Molecular genetic contributions to self-rated health
Sarah E. Harris,
Saskia P Hagenaars,
W. David Hill,
David CM Liewald,
Stuart J. Ritchie,
Riccardo E. Marioni,
METASTROKE consortium, International Consortium for Blood Pressure, CHARGE consortium Aging and Longevity Group, CHARGE consortium Cognitive Group,
Cathie LM Sudlow,
Joanna M. Wardlaw,
Andrew M McIntosh,
Ian J Deary
Posted 20 Oct 2015
bioRxiv DOI: 10.1101/029504 (published DOI: 10.1093/ije/dyw219)
Posted 20 Oct 2015
Abstract Background Poorer self-rated health (SRH) predicts worse health outcomes, even when adjusted for objective measures of disease at time of rating.

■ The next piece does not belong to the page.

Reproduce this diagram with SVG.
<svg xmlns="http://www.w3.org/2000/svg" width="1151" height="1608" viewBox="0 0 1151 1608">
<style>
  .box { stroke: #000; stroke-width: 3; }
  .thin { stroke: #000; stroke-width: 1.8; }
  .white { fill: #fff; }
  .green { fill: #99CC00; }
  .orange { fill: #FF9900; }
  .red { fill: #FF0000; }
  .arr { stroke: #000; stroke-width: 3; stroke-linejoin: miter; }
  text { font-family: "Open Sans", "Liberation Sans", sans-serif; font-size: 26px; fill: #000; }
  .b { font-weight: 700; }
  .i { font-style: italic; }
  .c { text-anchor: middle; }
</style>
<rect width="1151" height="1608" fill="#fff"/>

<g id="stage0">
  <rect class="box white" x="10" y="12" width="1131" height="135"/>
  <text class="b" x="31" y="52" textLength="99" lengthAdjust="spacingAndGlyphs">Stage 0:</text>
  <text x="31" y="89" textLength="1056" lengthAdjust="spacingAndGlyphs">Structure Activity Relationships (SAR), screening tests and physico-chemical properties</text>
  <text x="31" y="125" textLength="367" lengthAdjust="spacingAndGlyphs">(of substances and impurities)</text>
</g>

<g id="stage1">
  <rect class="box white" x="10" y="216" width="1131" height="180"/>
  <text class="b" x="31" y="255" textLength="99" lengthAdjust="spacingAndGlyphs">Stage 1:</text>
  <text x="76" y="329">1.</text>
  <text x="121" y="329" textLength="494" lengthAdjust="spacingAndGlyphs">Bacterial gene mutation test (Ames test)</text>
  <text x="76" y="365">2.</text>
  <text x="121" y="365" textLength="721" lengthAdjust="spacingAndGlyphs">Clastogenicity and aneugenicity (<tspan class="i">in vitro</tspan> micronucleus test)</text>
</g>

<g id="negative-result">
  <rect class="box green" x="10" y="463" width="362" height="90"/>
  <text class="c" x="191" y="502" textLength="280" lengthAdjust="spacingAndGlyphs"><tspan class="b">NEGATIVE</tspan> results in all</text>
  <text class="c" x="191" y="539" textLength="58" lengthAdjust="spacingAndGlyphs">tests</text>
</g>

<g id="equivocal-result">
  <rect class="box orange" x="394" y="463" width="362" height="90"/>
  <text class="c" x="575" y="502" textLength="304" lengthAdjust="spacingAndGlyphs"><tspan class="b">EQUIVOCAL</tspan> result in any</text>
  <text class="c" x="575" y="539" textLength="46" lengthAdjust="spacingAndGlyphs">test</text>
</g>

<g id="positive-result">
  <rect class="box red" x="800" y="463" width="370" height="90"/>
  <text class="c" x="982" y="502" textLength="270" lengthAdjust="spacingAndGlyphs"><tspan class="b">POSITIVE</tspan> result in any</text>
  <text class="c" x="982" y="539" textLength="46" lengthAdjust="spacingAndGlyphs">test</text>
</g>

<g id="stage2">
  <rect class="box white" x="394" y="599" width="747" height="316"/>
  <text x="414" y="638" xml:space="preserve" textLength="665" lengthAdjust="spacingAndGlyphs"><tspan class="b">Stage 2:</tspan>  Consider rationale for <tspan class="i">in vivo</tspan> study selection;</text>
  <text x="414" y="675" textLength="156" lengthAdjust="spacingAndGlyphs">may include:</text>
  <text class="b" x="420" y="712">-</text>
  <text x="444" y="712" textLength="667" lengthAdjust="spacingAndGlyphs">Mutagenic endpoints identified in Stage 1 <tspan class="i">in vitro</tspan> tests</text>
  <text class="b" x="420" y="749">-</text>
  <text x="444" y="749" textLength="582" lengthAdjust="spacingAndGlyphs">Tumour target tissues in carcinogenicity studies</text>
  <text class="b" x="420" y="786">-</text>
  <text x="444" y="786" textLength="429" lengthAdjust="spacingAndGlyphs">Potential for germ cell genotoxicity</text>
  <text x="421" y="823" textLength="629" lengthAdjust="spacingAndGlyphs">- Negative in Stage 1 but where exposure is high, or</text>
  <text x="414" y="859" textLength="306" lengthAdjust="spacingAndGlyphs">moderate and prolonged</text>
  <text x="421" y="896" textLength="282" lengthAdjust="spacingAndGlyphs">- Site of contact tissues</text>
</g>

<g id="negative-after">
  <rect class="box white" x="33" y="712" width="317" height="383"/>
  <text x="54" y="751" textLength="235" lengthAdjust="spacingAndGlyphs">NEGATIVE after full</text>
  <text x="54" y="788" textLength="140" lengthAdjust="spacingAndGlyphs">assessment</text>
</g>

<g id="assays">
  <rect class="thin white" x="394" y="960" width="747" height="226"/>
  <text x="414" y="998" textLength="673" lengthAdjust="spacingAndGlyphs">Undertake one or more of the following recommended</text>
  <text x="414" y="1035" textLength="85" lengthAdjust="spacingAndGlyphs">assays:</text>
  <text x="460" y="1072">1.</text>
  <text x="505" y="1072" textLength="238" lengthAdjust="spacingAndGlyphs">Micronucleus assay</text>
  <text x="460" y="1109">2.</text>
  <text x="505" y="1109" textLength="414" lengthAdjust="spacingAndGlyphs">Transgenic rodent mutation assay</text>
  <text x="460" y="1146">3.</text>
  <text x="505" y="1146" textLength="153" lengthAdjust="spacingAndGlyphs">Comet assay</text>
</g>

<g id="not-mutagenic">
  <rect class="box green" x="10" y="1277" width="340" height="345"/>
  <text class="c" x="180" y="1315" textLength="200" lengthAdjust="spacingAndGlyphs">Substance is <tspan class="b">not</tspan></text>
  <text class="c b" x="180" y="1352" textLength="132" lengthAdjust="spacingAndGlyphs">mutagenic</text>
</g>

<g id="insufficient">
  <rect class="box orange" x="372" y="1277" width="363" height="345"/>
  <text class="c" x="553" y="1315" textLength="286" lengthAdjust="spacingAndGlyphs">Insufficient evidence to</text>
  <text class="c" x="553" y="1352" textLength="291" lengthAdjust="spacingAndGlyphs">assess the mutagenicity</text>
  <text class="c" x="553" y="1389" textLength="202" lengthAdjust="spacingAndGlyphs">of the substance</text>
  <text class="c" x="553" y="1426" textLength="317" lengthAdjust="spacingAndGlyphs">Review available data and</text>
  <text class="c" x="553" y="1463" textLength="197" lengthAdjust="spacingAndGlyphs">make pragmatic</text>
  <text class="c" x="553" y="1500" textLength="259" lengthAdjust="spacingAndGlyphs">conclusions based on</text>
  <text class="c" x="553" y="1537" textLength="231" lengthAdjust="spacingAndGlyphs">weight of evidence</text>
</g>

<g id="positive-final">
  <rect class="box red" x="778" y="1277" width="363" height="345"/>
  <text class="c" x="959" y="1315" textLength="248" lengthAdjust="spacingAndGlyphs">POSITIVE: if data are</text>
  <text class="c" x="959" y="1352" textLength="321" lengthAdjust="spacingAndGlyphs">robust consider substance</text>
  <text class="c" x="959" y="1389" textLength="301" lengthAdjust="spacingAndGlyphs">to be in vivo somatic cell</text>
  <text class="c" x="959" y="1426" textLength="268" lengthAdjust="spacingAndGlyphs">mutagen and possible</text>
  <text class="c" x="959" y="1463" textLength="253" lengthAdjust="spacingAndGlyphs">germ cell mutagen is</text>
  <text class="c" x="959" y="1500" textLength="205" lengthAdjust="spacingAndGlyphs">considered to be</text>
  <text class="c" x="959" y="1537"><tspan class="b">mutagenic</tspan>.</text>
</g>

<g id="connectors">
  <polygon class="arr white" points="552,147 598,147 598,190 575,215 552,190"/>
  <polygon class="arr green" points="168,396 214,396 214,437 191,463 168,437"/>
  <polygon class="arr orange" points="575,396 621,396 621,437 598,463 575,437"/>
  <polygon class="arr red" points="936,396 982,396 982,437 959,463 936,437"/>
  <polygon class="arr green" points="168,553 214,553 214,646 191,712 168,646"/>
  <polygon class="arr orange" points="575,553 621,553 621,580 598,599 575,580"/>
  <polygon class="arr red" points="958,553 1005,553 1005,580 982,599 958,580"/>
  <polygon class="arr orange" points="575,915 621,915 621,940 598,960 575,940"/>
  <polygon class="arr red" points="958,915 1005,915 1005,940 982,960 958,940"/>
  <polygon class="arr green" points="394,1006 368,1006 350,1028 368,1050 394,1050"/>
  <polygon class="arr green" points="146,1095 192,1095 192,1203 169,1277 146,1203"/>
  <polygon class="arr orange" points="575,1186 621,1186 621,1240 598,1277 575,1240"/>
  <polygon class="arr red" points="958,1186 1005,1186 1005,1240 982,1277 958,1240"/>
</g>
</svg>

Twin studies indicate SRH has a heritability of up to 60% and that its genetic architecture may overlap with that of personality and cognition. Methods We carried out a genome-wide association study (GWAS) of SRH on 111 749 members of the UK Biobank sample. Univariate genome-wide complex trait analysis (GCTA)-GREML analyses were used to estimate the proportion of variance explained by all common autosomal SNPs for SRH. Linkage Disequilibrium (LD) score regression and polygenic risk scoring, two complementary methods, were used to investigate pleiotropy between SRH in UK Biobank and up to 21 health-related and personality and cognitive traits from published GWAS consortia. Results The GWAS identified 13 independent signals associated with SRH, including several in regions previously associated with diseases or disease-related traits. The strongest signal was on chromosome 2 (rs2360675, p = 1.77x10-10) close to KLF7, which has previously been associated with obesity and type 2 diabetes. A second strong peak was identified on chromosome 6 in the major histocompatibility region (rs76380179, p = 6.15x10-10). The proportion of variance in SRH that was explained by all common genetic variants was 13%. Polygenic scores for the following traits and disorders were associated with SRH: cognitive ability, education, neuroticism, BMI, longevity, ADHD, major depressive disorder, schizophrenia, lung function, blood pressure, coronary artery disease, large vessel disease stroke, and type 2 diabetes. Conclusions Individual differences in how people respond to a single item on SRH are partly explained by their genetic propensity to many common psychiatric and physical disorders and psychological traits.